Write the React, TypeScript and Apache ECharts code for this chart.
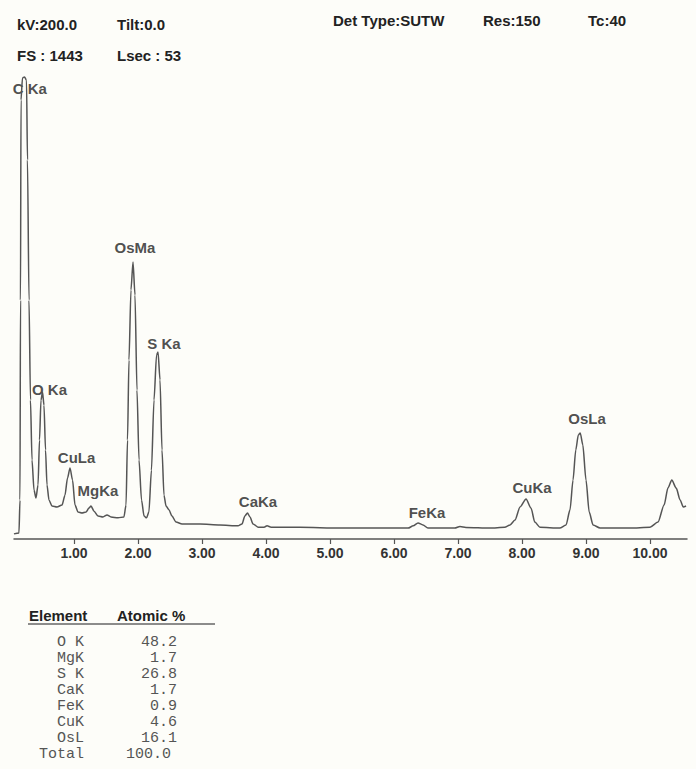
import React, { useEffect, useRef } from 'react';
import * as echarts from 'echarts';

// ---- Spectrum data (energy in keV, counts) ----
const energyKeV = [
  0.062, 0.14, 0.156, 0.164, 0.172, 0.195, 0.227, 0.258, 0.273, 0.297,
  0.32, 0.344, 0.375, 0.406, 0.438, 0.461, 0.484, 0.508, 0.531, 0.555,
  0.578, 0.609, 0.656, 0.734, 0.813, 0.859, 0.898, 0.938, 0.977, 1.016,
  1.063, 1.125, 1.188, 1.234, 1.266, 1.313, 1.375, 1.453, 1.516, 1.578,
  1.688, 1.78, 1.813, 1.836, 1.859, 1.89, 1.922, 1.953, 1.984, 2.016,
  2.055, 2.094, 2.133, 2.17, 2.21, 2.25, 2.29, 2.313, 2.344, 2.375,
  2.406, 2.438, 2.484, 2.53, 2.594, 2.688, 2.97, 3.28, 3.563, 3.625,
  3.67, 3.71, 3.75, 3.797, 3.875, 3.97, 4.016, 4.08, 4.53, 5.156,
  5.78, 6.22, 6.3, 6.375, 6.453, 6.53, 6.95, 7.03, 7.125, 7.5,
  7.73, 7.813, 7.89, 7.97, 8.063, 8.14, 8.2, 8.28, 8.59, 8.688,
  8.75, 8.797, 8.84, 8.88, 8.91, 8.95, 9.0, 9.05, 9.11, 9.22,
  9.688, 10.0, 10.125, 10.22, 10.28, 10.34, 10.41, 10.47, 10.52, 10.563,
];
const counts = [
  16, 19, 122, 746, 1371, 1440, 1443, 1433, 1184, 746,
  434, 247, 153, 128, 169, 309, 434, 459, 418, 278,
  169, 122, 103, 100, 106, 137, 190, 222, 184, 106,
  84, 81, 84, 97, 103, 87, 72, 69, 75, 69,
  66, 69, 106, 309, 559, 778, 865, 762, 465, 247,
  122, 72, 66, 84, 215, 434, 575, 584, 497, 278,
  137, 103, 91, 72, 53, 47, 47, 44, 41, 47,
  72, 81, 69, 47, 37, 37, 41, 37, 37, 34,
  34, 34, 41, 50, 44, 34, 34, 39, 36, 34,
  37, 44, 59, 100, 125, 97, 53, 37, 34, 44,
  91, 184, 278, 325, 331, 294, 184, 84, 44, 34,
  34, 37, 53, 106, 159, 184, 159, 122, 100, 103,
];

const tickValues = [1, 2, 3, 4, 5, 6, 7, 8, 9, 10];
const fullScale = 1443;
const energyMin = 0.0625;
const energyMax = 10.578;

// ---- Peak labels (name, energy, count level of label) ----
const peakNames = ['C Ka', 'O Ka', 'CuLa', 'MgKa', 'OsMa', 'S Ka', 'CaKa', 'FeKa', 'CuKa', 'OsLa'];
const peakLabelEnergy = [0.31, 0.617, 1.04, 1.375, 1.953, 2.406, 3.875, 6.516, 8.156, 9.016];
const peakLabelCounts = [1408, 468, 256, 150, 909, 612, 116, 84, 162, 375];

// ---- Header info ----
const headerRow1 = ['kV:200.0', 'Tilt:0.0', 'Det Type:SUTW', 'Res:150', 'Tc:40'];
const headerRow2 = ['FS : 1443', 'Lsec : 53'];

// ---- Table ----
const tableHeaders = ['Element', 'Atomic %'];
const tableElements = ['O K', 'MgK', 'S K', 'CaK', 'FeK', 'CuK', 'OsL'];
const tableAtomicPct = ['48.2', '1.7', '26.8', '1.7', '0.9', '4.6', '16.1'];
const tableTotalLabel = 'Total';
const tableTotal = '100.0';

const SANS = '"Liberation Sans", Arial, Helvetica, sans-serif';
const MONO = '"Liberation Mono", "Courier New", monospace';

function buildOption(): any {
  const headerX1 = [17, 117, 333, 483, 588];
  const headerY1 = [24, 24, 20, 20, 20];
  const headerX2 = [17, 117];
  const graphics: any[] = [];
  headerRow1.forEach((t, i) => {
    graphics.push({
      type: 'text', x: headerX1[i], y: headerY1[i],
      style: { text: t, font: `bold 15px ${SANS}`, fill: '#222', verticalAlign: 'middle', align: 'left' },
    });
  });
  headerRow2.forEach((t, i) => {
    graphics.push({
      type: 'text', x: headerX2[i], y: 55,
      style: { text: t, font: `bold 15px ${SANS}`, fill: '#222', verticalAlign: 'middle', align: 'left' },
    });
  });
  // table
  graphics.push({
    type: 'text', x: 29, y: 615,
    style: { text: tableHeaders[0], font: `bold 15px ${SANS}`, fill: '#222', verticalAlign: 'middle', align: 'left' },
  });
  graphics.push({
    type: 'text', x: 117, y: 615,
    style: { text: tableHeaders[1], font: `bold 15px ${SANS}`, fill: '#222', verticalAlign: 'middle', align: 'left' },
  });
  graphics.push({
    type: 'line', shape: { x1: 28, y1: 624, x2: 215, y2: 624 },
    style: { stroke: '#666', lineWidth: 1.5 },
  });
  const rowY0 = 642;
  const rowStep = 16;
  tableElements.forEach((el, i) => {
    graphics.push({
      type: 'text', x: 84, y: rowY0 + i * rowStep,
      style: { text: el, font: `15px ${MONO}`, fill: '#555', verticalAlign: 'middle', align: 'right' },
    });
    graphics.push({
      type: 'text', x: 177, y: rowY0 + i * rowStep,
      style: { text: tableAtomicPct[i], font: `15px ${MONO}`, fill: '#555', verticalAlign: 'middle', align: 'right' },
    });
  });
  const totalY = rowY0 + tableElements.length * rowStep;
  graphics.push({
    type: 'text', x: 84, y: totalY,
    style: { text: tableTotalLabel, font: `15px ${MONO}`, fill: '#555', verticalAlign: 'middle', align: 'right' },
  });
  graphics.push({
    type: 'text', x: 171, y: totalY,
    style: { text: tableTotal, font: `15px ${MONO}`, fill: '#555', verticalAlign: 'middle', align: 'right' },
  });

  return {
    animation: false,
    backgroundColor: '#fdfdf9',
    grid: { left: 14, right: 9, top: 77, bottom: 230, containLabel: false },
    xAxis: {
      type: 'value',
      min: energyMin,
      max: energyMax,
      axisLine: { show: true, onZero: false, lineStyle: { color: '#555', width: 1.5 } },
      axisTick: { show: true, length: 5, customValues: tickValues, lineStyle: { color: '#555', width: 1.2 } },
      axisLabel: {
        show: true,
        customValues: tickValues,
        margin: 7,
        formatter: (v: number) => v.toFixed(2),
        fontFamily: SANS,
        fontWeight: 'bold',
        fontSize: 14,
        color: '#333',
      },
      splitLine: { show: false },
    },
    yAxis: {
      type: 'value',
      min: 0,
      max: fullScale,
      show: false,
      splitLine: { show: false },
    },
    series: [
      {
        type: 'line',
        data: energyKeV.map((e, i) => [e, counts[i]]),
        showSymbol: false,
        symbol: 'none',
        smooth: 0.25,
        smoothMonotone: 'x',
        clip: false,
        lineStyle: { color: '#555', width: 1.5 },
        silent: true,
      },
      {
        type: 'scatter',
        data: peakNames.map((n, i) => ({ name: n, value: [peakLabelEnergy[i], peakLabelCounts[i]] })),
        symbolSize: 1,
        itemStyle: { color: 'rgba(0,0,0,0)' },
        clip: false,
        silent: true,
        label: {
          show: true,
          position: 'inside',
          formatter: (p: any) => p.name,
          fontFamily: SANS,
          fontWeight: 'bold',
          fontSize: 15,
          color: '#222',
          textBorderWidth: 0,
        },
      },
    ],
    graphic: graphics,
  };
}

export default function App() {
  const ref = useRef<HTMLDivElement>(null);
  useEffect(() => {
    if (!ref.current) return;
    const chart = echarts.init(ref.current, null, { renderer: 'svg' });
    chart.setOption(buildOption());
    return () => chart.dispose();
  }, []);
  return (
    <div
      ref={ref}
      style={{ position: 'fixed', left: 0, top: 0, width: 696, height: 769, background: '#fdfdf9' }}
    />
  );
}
+---+
_What to produce_
Your task is to restate word for word the lines from the top of the data to the line containing "import * as echarts from 'echarts';", both ends included, with every picture left out.

_Output for this exercise_
Write the React, TypeScript and Apache ECharts code for this chart.
import React, { useEffect, useRef } from 'react';
import * as echarts from 'echarts';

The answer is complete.